Thomas Despeyroux
One Monday morning twenty-something years ago my wife and I were on the road from Dallas to St. Francisville, driving home after a weekend visiting friends. At least, home is where we thought we were going. We left downtown Dallas at dawn and drove into the sunrise congratulating ourselves on having beaten the morning traffic as the exurbs of Mesquite and Rose Hill gave way to the scrubby oaks and nondescript pastureland of East Texas. Anyone familiar with that road trip knows that the landscape doesn’t deliver many landmarks to relieve the monotony until the highway reaches Louisiana, so as we passed a huge reservoir, then turnoffs for towns with names like Fate and Hendrix, my wife admitted surprise at not having noticed them during the drive over just a couple days before. She was not surprised enough, however, to reach for the Rand McNally Road Atlas which, in those pre-GPS days, was in the seatback pocket of every car—which might have saved us a considerable teeth-gnashing when, three hours later, a huge sign reading “Welcome to Arkansas” confirmed that my sense of direction had failed us again.

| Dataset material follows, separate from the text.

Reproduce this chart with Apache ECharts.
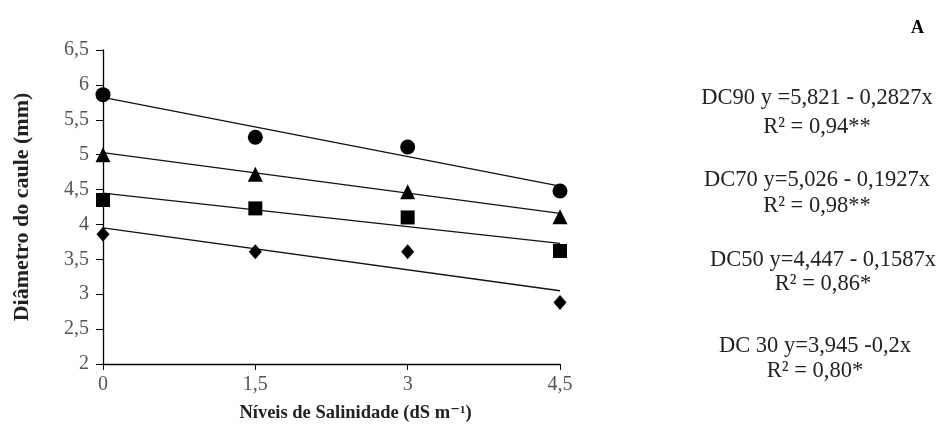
<!DOCTYPE html>
<html>
<head>
<meta charset="utf-8">
<script src="https://cdn.jsdelivr.net/npm/echarts@6/dist/echarts.min.js"></script>
<style>
    html, body { margin: 0; padding: 0; background: #fff; }
    #chart { width: 941px; height: 435px; }
</style>
</head>
<body>
<div id="chart"></div>
<script>
let salinity = [0, 1.5, 3, 4.5];
let trendX = [0, 4.5];

let dc90 = [5.86, 5.25, 5.11, 4.48];
let dc70 = [5.00, 4.72, 4.47, 4.11];
let dc50 = [4.35, 4.23, 4.10, 3.62];
let dc30 = [3.86, 3.61, 3.61, 2.88];

// fitted lines, values at x=0 and x=4.5
let fit90 = [5.82, 4.55];
let fit70 = [5.03, 4.16];
let fit50 = [4.45, 3.73];
let fit30 = [3.95, 3.05];

let eqLabels = [
    ['DC90 y =5,821 - 0,2827x', 'R² = 0,94**'],
    ['DC70 y=5,026 - 0,1927x', 'R² = 0,98**'],
    ['DC50 y=4,447 - 0,1587x', 'R² = 0,86*'],
    ['DC 30 y=3,945 -0,2x', 'R² = 0,80*']
];
let eqY = [[98, 127], [180, 206], [260, 284], [346, 371]];
let eqX = [817, 817, 823, 815];

let serif = '"Liberation Serif", "DejaVu Serif", serif';

function pairs(xs, ys) {
    return xs.map(function (x, i) { return [x, ys[i]]; });
}

function scatter(name, data, symbol, size) {
    return {
        name: name,
        type: 'scatter',
        symbol: symbol,
        symbolSize: size,
        itemStyle: { color: '#000', opacity: 1 },
        data: pairs(salinity, data),
        z: 3
    };
}

function trend(name, data) {
    return {
        name: name,
        type: 'line',
        symbol: 'none',
        lineStyle: { color: '#111', width: 1.3 },
        data: pairs(trendX, data),
        z: 2
    };
}

let graphics = [{
    type: 'text',
    left: 911,
    top: 19,
    style: { text: 'A', font: 'bold 18px ' + serif, fill: '#000' }
}];
eqLabels.forEach(function (lab, i) {
    for (let j = 0; j < 2; j++) {
        graphics.push({
            type: 'text',
            x: eqX[i],
            y: eqY[i][j],
            style: {
                text: lab[j],
                font: '22.5px ' + serif,
                fill: '#222',
                align: 'center',
                verticalAlign: 'middle'
            }
        });
    }
});

let chart = echarts.init(document.getElementById('chart'));
let option = {
    backgroundColor: '#fff',
    animation: false,
    grid: { left: 103, right: 381, top: 50, bottom: 71 },
    xAxis: {
        type: 'value',
        min: 0,
        max: 4.5,
        interval: 1.5,
        name: 'Níveis de Salinidade (dS m⁻¹)',
        nameLocation: 'middle',
        nameGap: 40,
        nameTextStyle: {
            fontFamily: serif, fontWeight: 'bold', fontSize: 18.5, color: '#222',
            padding: [0, 0, 0, 48]
        },
        axisLine: { lineStyle: { color: '#000', width: 1.3 } },
        axisTick: { show: true, inside: false, length: 6, lineStyle: { color: '#000' } },
        axisLabel: {
            fontFamily: serif, fontSize: 20, color: '#555', margin: 11,
            formatter: function (v) { return String(v).replace('.', ','); }
        },
        splitLine: { show: false }
    },
    yAxis: {
        type: 'value',
        min: 2,
        max: 6.5,
        interval: 0.5,
        name: 'Diâmetro do caule (mm)',
        nameLocation: 'middle',
        nameGap: 70,
        nameTextStyle: { fontFamily: serif, fontWeight: 'bold', fontSize: 22, color: '#222' },
        axisLine: { show: true, lineStyle: { color: '#000', width: 1.3 } },
        axisTick: { show: true, inside: false, length: 7, lineStyle: { color: '#000' } },
        axisLabel: {
            fontFamily: serif, fontSize: 20, color: '#555', margin: 14,
            formatter: function (v) { return String(v).replace('.', ','); }
        },
        splitLine: { show: false }
    },
    series: [
        trend('fit90', fit90),
        trend('fit70', fit70),
        trend('fit50', fit50),
        trend('fit30', fit30),
        scatter('DC90', dc90, 'circle', 15),
        scatter('DC70', dc70, 'triangle', 15),
        scatter('DC50', dc50, 'rect', 14),
        scatter('DC30', dc30, 'diamond', [13, 15])
    ],
    graphic: graphics
};
chart.setOption(option);
</script>
</body>
</html>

Since my gut instinct usually compels me to set off 180 degrees in the wrong direction, she should have been relieved not to find herself in Carlsbad or Oklahoma City for lunch that day instead of Texarkana, which turned out to have pretty good barbecue. And while the arrival of the smartphone has reduced the amount of time I spend driving around searching for familiar landmarks, it is still not rare for me to turn confidently onto a highway, only to discover that my faulty sense of direction has betrayed me again.
"In these days of smartphones, in which we never permit ourselves to be lost, I sometimes wonder what else we fail to find."

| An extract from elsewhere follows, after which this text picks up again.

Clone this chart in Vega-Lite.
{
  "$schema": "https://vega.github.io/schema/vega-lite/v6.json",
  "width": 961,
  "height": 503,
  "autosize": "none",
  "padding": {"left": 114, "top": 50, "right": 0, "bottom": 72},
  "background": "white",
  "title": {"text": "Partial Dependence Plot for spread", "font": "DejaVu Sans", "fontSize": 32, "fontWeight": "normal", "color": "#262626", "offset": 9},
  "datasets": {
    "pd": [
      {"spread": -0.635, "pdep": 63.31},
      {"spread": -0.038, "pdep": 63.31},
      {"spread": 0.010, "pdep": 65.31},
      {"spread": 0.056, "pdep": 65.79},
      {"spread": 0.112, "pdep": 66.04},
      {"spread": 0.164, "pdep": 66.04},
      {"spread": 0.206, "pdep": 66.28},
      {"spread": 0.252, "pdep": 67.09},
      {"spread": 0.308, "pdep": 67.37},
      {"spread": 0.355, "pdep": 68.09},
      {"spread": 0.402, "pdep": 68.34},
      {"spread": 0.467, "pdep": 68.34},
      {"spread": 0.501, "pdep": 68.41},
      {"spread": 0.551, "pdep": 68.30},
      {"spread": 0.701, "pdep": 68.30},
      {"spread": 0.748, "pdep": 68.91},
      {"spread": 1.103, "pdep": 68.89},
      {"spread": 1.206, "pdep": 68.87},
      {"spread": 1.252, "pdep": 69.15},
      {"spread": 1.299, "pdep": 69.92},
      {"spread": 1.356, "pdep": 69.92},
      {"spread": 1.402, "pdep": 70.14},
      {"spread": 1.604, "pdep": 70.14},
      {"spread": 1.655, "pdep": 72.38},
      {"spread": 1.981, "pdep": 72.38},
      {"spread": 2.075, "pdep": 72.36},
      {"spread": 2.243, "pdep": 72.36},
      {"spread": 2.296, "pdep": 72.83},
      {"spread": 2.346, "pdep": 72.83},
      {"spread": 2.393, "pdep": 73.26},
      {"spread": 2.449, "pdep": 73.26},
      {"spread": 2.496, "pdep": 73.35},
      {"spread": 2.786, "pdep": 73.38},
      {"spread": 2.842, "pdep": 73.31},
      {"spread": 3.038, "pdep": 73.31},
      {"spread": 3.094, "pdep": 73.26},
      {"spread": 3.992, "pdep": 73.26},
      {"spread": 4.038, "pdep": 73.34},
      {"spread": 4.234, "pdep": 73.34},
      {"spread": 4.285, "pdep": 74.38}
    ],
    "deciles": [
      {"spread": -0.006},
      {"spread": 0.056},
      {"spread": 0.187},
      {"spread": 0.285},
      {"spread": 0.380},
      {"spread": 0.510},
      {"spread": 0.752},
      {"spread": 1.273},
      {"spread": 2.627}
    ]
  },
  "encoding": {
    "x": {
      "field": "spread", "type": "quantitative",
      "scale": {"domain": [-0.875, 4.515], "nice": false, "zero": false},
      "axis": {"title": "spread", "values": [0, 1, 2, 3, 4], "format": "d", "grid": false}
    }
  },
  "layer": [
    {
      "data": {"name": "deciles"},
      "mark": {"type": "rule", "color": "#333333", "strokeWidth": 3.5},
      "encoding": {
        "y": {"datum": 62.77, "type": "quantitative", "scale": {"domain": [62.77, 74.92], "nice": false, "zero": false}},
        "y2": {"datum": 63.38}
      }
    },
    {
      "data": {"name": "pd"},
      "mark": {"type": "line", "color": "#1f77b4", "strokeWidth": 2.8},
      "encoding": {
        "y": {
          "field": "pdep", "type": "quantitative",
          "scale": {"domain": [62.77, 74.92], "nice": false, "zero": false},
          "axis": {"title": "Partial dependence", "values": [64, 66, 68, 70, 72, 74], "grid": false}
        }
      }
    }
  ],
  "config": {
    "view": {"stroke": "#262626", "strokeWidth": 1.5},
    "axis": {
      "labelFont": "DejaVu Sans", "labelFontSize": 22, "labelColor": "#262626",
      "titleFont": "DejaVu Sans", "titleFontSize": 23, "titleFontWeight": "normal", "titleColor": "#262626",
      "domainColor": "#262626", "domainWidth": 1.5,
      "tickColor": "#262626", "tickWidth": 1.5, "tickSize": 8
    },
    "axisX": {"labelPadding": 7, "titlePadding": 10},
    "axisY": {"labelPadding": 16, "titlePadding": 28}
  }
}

Over the course of our marriage, I have gotten us lost scores, possibly hundreds, of times. I have led her the wrong way into cul-de-sacs, rough neighborhoods, and strangers’ backyards. We have been lost in cities, woods, and on lakes. I have sailed downwind instead of up, cycled uphill instead of down; and once, when she was learning to ski and as night fell over an unfamiliar resort, I led her down a “short cut” that steepened inexorably into a black-diamond, ice-encrusted chute that plunged thousands of feet to the valley floor miles from the ski village. The descent took hours because my wife—who fears heights—did most of it on hands and knees, crawling backwards and swearing at me all the way. It’s astonishing we’re still married.
Having now spent much of my adult life getting lost in North America—the result of taking a wrong turn in Ireland and ending up in Louisiana—I’ve developed a theory. The direction my instinct tells me to go is usually the opposite of the correct one. So, perhaps my chronic misplacement results from being raised in the southern hemisphere, in a place where the moon looks upside-down, the toilet water goes around the opposite way, and Vegemite is considered a reasonable breakfast food. What disorienting effects might coming of age in such a place—where the normal laws of physics clearly don’t apply—have on one’s internal compass? Discussion with other southern hemisphere expats supports this theory. Country Roads’ newest team member, Camila, came to Louisiana from Ecuador, and cheerfully admits to being notorious for getting lost at the slightest provocation. Despite having lived in Baton Rouge for years, Camila continues to rely on her phone to find her way between even the most familiar destinations.
In these days of smartphones, in which we never permit ourselves to be lost, I sometimes wonder what else we fail to find. When my wife and I first knew one another, we spent two years working our way around Europe and Australia. This being the pre-smartphone early nineties, we mostly traveled with an out-of-date copy of Let’s Go—Europe as our only guide, and consequently spent a lot of time hopelessly lost in unfamiliar foreign capitals. Some of the most memorable experiences from those years—in a basement tavern in a Czech side street where leather-aproned barmen carved slabs of beef from a spit turning over a fire, a religious festival in a Greek village on the wrong side of the island, a tiny museum of medieval torture devices halfway up a Tirolean mountain—happened precisely because we were lost, wandering aimlessly, with some entirely different destination in mind. Now that our own kids are setting out into the world, I hope that once in awhile they might leave their phones in their pockets, allow themselves to take a wrong turn in an unfamiliar city and just see where the road leads. When J.R.R. Tolkien wrote “Not all who wander are lost,” I think that is what he had in mind.